The question, ultimately, is how one can be reconciled to life or existence justified. Seeing the harshness of the universe and the tragic character of human life, what justification is there for life? Nietzsche’s famous answer, supposedly thought out in opposition to the traditional Christian answer, is that only an aesthetic justification is possible. We can’t see any palpable meaning or design but should view at the aesthetic plane the whole picture. His Zarathustra accepts everything (the pains and the pleasures) as natural episodes of the world. He has no grudges against existence. Like an artist, he contemplates the creative activity of the cosmic will with perfect equanimity.  What fascinated him in the Aeschylean tragedy was its drive beyond the tragic facts themselves to the cosmic background of the mystery. In his attempt to move beyond and conquer tragic pessimism, he thought that the dark side of our life must appear to us in a new light if we accept the inevitability of suffering. He pleads for seeing the world as it might appear to a cosmic artist who expresses himself freely and creatively, and finds joy in self-expression. Tragic myth’s power lies in bringing us to the presence of the one will expressing itself in the world and lets us share in the joy of super-abundant creation. Tragic myth convinces us that “even the ugly and the discordant are merely an aesthetic game which the will, in its utter exuberance, plays with itself.”

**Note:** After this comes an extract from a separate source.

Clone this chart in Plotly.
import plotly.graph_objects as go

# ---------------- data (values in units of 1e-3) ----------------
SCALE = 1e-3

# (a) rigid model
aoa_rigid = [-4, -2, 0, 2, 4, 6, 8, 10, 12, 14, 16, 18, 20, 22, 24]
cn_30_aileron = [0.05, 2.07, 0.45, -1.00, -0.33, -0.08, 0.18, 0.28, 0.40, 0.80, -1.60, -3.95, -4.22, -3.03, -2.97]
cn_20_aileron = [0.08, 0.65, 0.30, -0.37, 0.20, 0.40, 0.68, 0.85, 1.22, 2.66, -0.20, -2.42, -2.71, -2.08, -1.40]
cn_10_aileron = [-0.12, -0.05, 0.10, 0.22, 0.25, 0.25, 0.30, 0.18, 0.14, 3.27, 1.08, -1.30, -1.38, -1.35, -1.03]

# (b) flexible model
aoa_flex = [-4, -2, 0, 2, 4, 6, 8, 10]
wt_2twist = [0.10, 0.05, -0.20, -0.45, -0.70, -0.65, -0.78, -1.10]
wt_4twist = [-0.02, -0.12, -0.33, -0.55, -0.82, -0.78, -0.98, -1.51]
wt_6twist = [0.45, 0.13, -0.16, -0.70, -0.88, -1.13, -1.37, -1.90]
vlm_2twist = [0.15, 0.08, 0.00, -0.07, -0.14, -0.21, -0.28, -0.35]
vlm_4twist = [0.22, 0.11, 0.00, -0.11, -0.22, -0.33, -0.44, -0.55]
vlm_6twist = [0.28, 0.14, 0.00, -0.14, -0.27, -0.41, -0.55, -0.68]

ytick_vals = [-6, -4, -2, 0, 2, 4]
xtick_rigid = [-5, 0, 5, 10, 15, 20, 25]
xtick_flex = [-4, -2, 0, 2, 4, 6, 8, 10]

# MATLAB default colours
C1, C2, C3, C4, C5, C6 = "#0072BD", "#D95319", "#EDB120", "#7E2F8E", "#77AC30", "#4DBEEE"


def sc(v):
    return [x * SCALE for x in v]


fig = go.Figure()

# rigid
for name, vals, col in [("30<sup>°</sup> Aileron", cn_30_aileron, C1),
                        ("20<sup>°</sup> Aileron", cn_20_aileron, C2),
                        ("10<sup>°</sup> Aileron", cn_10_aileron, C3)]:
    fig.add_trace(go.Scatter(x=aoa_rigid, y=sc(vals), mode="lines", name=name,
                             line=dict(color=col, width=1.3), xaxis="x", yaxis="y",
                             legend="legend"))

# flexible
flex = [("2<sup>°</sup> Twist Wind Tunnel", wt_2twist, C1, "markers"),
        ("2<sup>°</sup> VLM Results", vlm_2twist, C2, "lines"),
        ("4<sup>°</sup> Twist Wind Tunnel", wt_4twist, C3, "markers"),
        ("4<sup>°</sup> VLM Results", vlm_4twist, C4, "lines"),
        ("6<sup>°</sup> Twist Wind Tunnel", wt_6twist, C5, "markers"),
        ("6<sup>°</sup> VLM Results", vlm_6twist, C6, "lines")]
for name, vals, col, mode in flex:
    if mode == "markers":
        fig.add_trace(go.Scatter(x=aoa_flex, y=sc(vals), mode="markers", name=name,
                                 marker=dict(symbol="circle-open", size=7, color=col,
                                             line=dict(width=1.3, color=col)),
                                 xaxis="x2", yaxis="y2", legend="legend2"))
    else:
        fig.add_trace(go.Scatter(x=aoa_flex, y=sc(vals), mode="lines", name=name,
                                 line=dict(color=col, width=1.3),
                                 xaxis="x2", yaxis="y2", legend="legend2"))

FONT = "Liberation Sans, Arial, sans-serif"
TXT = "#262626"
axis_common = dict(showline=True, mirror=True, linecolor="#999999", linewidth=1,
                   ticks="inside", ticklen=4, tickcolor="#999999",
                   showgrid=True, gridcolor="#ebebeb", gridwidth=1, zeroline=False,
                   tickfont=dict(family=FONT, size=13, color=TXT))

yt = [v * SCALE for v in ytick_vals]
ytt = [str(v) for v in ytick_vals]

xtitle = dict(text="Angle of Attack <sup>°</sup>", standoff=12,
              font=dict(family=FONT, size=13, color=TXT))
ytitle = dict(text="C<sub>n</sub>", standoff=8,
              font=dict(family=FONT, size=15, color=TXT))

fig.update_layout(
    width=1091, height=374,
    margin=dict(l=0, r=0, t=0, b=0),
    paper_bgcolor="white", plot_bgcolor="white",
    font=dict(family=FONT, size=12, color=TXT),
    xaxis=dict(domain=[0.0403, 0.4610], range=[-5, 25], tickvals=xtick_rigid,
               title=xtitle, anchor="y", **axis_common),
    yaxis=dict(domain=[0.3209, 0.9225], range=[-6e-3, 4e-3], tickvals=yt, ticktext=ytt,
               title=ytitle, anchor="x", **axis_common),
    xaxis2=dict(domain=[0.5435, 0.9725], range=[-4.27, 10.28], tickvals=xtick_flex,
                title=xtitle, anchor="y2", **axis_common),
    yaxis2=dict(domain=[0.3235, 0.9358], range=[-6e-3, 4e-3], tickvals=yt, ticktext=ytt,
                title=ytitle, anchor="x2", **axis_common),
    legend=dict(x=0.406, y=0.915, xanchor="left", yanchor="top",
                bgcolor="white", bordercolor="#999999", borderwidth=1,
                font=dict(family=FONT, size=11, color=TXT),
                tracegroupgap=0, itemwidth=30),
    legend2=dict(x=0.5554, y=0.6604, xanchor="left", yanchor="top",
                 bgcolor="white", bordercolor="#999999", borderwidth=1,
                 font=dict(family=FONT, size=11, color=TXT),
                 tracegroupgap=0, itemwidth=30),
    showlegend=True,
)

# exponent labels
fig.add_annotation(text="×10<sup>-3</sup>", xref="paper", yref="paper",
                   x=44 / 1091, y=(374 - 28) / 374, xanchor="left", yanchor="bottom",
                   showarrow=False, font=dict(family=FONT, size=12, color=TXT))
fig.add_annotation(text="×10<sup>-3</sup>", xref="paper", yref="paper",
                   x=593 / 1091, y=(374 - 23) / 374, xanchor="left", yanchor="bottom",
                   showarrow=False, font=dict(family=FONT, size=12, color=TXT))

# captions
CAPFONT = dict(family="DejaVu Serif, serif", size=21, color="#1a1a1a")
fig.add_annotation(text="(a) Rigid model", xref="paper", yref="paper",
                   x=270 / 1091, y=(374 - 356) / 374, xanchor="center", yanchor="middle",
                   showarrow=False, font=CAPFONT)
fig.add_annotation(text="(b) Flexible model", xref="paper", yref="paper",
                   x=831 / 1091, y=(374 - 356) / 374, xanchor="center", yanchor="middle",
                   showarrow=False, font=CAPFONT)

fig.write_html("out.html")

For Nietzsche (as for the Greeks, according to him), transmutation of the world of suffering through the medium of art allowed him to say “yes” to the world as an aesthetic phenomenon. Through the medium of art, life triumphs over death. He championed the Dionysian attitude that triumphantly affirms and accepts existence in all its darkness and horror. Dionysian art wishes to convince us of the eternal joy of existence despite its terrors and absurdity.  Existence is made into an object of beauty by rising above the mere pain-and-pleasure principle and freeing man from the terrors and tensions of existence by an ecstatic identification of the self with the source of life, the Cosmic Will. Nietzsche advocates a change in the eyes of the beholder. He envisions a view of life willing and able to take suffering upon itself. His Zarathustra laughs away all the pain that the will to live may necessitate. There is a curious echo of the Buddha’s smile in Zarathustra’s laugh at the apparent absurdity of the world. Nietzsche is well aware that this aesthetic transfiguration of the painful aspects of existence is not the prerogative of ordinary mortals.

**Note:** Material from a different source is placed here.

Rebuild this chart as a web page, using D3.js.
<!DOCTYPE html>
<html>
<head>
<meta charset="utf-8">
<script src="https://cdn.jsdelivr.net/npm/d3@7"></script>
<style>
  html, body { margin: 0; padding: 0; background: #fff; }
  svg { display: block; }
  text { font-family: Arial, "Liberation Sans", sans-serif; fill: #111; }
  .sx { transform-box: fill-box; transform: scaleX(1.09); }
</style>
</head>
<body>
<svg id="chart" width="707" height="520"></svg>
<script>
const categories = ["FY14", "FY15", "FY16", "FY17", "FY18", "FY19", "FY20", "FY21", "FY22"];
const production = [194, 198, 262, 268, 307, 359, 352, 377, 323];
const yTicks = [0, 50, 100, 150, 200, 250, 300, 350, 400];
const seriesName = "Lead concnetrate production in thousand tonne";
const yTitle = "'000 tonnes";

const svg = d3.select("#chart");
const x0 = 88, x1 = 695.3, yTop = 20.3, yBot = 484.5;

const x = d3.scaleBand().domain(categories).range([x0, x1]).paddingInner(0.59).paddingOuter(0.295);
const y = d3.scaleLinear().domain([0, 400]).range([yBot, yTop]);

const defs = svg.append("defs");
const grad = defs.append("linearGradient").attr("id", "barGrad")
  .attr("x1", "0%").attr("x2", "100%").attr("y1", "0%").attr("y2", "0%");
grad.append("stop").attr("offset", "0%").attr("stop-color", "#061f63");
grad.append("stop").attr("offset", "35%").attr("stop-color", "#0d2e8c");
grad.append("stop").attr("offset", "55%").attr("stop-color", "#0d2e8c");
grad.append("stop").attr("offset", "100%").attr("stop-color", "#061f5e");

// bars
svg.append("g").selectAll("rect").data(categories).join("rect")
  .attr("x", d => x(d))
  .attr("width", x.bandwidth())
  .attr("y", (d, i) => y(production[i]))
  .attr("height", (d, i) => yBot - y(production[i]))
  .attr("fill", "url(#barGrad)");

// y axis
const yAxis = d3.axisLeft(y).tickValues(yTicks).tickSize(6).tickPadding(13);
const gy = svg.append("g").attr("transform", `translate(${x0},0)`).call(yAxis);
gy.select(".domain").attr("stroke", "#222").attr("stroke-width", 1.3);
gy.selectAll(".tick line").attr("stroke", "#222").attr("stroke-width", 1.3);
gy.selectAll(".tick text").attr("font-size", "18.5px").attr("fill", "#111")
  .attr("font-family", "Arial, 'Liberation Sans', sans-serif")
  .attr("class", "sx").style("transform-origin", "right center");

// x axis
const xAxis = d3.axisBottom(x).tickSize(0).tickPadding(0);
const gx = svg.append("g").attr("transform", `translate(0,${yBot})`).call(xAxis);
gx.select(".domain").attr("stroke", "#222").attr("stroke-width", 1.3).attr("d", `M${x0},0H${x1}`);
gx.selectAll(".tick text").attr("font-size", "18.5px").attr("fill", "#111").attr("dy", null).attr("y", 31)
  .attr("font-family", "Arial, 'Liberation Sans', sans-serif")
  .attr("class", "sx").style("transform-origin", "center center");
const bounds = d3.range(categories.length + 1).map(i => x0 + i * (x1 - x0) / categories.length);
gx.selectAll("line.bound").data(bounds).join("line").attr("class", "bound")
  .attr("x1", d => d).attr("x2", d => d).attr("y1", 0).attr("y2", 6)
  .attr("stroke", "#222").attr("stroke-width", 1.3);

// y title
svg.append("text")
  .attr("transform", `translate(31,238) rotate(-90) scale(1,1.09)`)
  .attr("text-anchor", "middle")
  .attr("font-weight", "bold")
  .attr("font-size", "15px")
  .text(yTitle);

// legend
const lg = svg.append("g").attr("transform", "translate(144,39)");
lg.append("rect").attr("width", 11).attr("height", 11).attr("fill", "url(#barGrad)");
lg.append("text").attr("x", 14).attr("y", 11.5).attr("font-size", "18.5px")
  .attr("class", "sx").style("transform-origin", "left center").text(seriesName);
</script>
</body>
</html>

Nietzsche also states that life is essentially appropriation and injury. Let us face this fact besides the point that “suffering is the swiftest horse that takes one to perfection.” In Islamic doctrine, all that happens, including the most tragic or horrible, are the effects of Divine Names. Nietzsche requires from ideal man not just acceptance of the world of suffering but acceptance of a kind that one is capable of willing it to eternally recur. It implies that he accepts that Karbala and martyrdom are repeated eternally and we don’t blink or shudder. He requires love of Fate not simply to endure, but to wish for, the eternal recurrence of all events exactly as they occurred – all the pain and joy, the embarrassment and glory. This sincere love, this unconditional surrender, this superhuman faculty of attention, this absolute trust, comes by practizing the ascetic discipline that Nietzsche, borrowing from mystics, advocated. Try imagining who illustrates such a love of fate, such raza, such patience. Nietzsche himself failed to reach this limit of endurance. His failure to stand up to his own vision is evident from the following confession, as recorded in his diary:

“I don’t wish to live again. How have I borne life? By creating. What has made me endure? The vision of the superman, who affirms life. I have tried to affirm life myself – but ah!”

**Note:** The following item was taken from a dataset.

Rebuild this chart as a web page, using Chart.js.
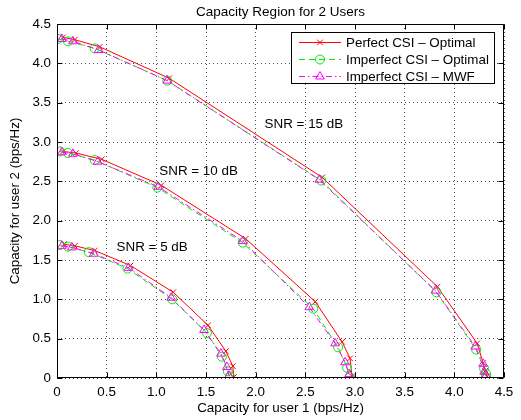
<!DOCTYPE html>
<html>
<head>
<meta charset="utf-8">
<script src="https://cdn.jsdelivr.net/npm/chart.js@4/dist/chart.umd.min.js"></script>
<style>
html,body{margin:0;padding:0;background:#fff;}
#wrap{width:521px;height:420px;}
</style>
</head>
<body>
<div id="wrap"><canvas id="c" width="521" height="420"></canvas></div>
<script>
// ---- data ----
const chartTitle = "Capacity Region for 2 Users";
const xLabel = "Capacity for user 1 (bps/Hz)";
const yLabel = "Capacity for user 2 (bps/Hz)";
const seriesNames = ["Perfect CSI \u2013 Optimal", "Imperfect CSI \u2013 Optimal", "Imperfect CSI \u2013 MWF"];
const xTicks = [0, 0.5, 1, 1.5, 2, 2.5, 3, 3.5, 4, 4.5];
const yTicks = [0, 0.5, 1, 1.5, 2, 2.5, 3, 3.5, 4, 4.5];

// SNR = 15 dB
const perf15X = [0.06, 0.18, 0.43, 1.13, 2.67, 3.83, 4.23, 4.29, 4.31, 4.33];
const perf15Y = [4.33, 4.30, 4.21, 3.81, 2.55, 1.16, 0.44, 0.19, 0.09, 0.02];
const imp15X  = [0.01, 0.11, 0.38, 1.11, 2.66, 3.82, 4.22, 4.30, 4.32, 4.32];
const imp15Y  = [4.31, 4.28, 4.19, 3.78, 2.51, 1.09, 0.36, 0.12, 0.05, 0.01];
const mwf15X  = [0.05, 0.16, 0.42, 1.11, 2.64, 3.81, 4.21, 4.29, 4.30, 4.32];
const mwf15Y  = [4.31, 4.28, 4.17, 3.78, 2.52, 1.11, 0.40, 0.18, 0.08, 0.03];

// SNR = 10 dB
const perf10X = [0.06, 0.19, 0.45, 1.05, 1.90, 2.60, 2.87, 2.95, 2.97];
const perf10Y = [2.88, 2.86, 2.78, 2.45, 1.77, 0.97, 0.46, 0.25, 0.02];
const imp10X  = [0.03, 0.11, 0.38, 1.01, 1.87, 2.58, 2.83, 2.92, 2.95];
const imp10Y  = [2.88, 2.86, 2.77, 2.42, 1.72, 0.88, 0.39, 0.13, 0.01];
const mwf10X  = [0.05, 0.16, 0.41, 1.02, 1.87, 2.54, 2.80, 2.90, 2.94];
const mwf10Y  = [2.87, 2.85, 2.75, 2.43, 1.74, 0.90, 0.44, 0.20, 0.05];

// SNR = 5 dB
const perf5X = [0.07, 0.18, 0.38, 0.74, 1.17, 1.52, 1.70, 1.77, 1.78];
const perf5Y = [1.70, 1.68, 1.62, 1.43, 1.09, 0.67, 0.34, 0.15, 0.01];
const imp5X  = [0.03, 0.11, 0.32, 0.71, 1.16, 1.51, 1.66, 1.72, 1.74];
const imp5Y  = [1.69, 1.67, 1.60, 1.39, 1.00, 0.57, 0.27, 0.085, 0.02];
const mwf5X  = [0.05, 0.15, 0.37, 0.72, 1.15, 1.48, 1.65, 1.71, 1.73];
const mwf5Y  = [1.68, 1.66, 1.58, 1.40, 1.02, 0.61, 0.31, 0.14, 0.03];

const snrTexts = ["SNR = 15 dB", "SNR = 10 dB", "SNR = 5 dB"];
const snrTextX = [2.09, 1.03, 0.60];
const snrTextY = [3.23, 2.63, 1.66];

// ---- styles ----
const FONT = "'Liberation Sans', Arial, Helvetica, sans-serif";
const LBL = 13.4;
const styles = [
  {color:'#ff0000', dash:[], pointStyle:'crossRot', radius:4, order:3},
  {color:'#00ee00', dash:[6,4], pointStyle:'circle', radius:4.5, order:2},
  {color:'#ff00ff', dash:[6,3,1.5,3], pointStyle:'triangle', radius:5, order:1}
];

function pts(xs, ys){ return xs.map((v,i)=>({x:v, y:ys[i]})); }
function makeDs(xs, ys, k){
  const s = styles[k];
  return {
    label: seriesNames[k],
    data: pts(xs, ys),
    borderColor: s.color,
    backgroundColor: 'rgba(0,0,0,0)',
    borderWidth: 1,
    borderDash: s.dash,
    pointStyle: s.pointStyle,
    pointRadius: s.radius,
    pointBorderColor: s.color,
    pointBackgroundColor: 'rgba(0,0,0,0)',
    pointBorderWidth: 1,
    tension: 0,
    fill: false,
    order: s.order,
    showLine: true
  };
}

const datasets = [
  makeDs(perf15X, perf15Y, 0), makeDs(imp15X, imp15Y, 1), makeDs(mwf15X, mwf15Y, 2),
  makeDs(perf10X, perf10Y, 0), makeDs(imp10X, imp10Y, 1), makeDs(mwf10X, mwf10Y, 2),
  makeDs(perf5X, perf5Y, 0),   makeDs(imp5X, imp5Y, 1),   makeDs(mwf5X, mwf5Y, 2)
];

function drawMarker(ctx, style, cx, cy, r, color){
  ctx.save();
  ctx.strokeStyle = color; ctx.lineWidth = 1; ctx.setLineDash([]);
  ctx.beginPath();
  if (style === 'crossRot'){
    const d = r*Math.SQRT1_2;
    ctx.moveTo(cx-d, cy-d); ctx.lineTo(cx+d, cy+d);
    ctx.moveTo(cx+d, cy-d); ctx.lineTo(cx-d, cy+d);
  } else if (style === 'circle'){
    ctx.arc(cx, cy, r, 0, Math.PI*2);
  } else {
    ctx.moveTo(cx, cy - r);
    ctx.lineTo(cx + r*Math.cos(Math.PI/6), cy + r*Math.sin(Math.PI/6));
    ctx.lineTo(cx - r*Math.cos(Math.PI/6), cy + r*Math.sin(Math.PI/6));
    ctx.closePath();
  }
  ctx.stroke();
  ctx.restore();
}

const framePlugin = {
  id: 'frame',
  afterDatasetsDraw(chart){
    const ctx = chart.ctx;
    const {left, right, top, bottom} = chart.chartArea;
    const xs = chart.scales.x, ys = chart.scales.y;
    ctx.save();
    ctx.setLineDash([]);
    ctx.strokeStyle = '#000';
    ctx.lineWidth = 1;
    const L = Math.round(left)+0.5, R = Math.round(right)-0.5, T = Math.round(top)+0.5, B = Math.round(bottom)-0.5;
    ctx.beginPath();
    ctx.rect(L, T, R-L, B-T);
    ctx.stroke();
    // inward ticks
    const tl = 5;
    ctx.beginPath();
    xTicks.forEach(v => {
      const px = Math.round(xs.getPixelForValue(v)) + 0.5;
      ctx.moveTo(px, B); ctx.lineTo(px, B - tl);
      ctx.moveTo(px, T); ctx.lineTo(px, T + tl);
    });
    yTicks.forEach(v => {
      const py = Math.round(ys.getPixelForValue(v)) + 0.5;
      ctx.moveTo(L, py); ctx.lineTo(L + tl, py);
      ctx.moveTo(R, py); ctx.lineTo(R - tl, py);
    });
    ctx.stroke();

    // SNR annotations
    ctx.fillStyle = '#000';
    ctx.font = LBL + 'px ' + FONT;
    ctx.textAlign = 'left';
    ctx.textBaseline = 'middle';
    snrTexts.forEach((t, i) => {
      ctx.fillText(t, xs.getPixelForValue(snrTextX[i]), ys.getPixelForValue(snrTextY[i]));
    });

    // legend box
    const lx = 291, ly = 32, lw = 203, lh = 51;
    ctx.fillStyle = '#fff';
    ctx.fillRect(lx+0.5, ly+0.5, lw, lh);
    ctx.strokeStyle = '#000';
    ctx.strokeRect(lx+0.5, ly+0.5, lw, lh);
    const rows = [42.5, 59.5, 76.5];
    for (let k = 0; k < 3; k++){
      const s = styles[k];
      const y = rows[k];
      ctx.save();
      ctx.strokeStyle = s.color;
      ctx.setLineDash(s.dash);
      ctx.beginPath();
      ctx.moveTo(299, y); ctx.lineTo(341, y);
      ctx.stroke();
      ctx.restore();
      drawMarker(ctx, s.pointStyle, 320, y, s.radius, s.color);
      ctx.fillStyle = '#000';
      ctx.font = LBL + 'px ' + FONT;
      ctx.textAlign = 'left';
      ctx.textBaseline = 'middle';
      ctx.fillText(seriesNames[k], 346, y + 0.5);
    }

    // title and axis labels
    ctx.fillStyle = '#000';
    ctx.textAlign = 'center';
    ctx.textBaseline = 'middle';
    ctx.font = '13.5px ' + FONT;
    ctx.fillText(chartTitle, (left+right)/2, 12);
    ctx.font = LBL + 'px ' + FONT;
    ctx.fillText(xLabel, (left+right)/2, 408);
    ctx.save();
    ctx.translate(15, (top+bottom)/2);
    ctx.rotate(-Math.PI/2);
    ctx.fillText(yLabel, 0, 0);
    ctx.restore();
    ctx.restore();
  }
};

new Chart(document.getElementById('c'), {
  type: 'scatter',
  data: { datasets },
  options: {
    responsive: false,
    animation: false,
    devicePixelRatio: 1,
    layout: { padding: { top: 24, right: 17, left: 0, bottom: 0 } },
    plugins: { legend: { display: false }, tooltip: { enabled: false }, title: { display: false } },
    scales: {
      x: {
        type: 'linear', min: 0, max: 4.5,
        afterFit(s){ s.height = 42; },
        afterBuildTicks(s){ s.ticks = xTicks.map(v => ({value: v})); },
        ticks: { padding: 6, color: '#000', font: { family: FONT, size: LBL }, maxRotation: 0, autoSkip: false },
        grid: { color: 'rgba(0,0,0,0.7)', lineWidth: 1, drawTicks: false },
        border: { display: false, dash: [1, 3] }
      },
      y: {
        type: 'linear', min: 0, max: 4.5,
        afterFit(s){ s.width = 57; },
        afterBuildTicks(s){ s.ticks = yTicks.map(v => ({value: v})); },
        ticks: { padding: 6, color: '#000', font: { family: FONT, size: LBL }, autoSkip: false },
        grid: { color: 'rgba(0,0,0,0.7)', lineWidth: 1, drawTicks: false },
        border: { display: false, dash: [1, 3] }
      }
    }
  },
  plugins: [framePlugin]
});
</script>
</body>
</html>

It is Hussain (AS) who knows the ecstasy of life, of submission to the Divine Will, and martyrdom. In fact, the very perception of beauty necessitates the sacrifice of the self as it is only the object, and perception of beauty demands a serene contemplating consciousness that becomes one with the object in contemplating a beautiful object. It is not the eye of the subject or the self, but the eye of the heart, that can perceive beauty. Aesthetic justification and transfiguration of the world requires doing away with the ego and subject-object dualism. It is achieved by means of an ascetic denial of the will that defines itself in opposition to the universal will. By appropriating divine attributes (that a Muslim, for instance, is required by the Prophet (PBUH) to do: takhallaqu bi akhlaqallah i.e., cultivate the divine attributes or character), he views the world in a way that converges with the view of the cosmic artist.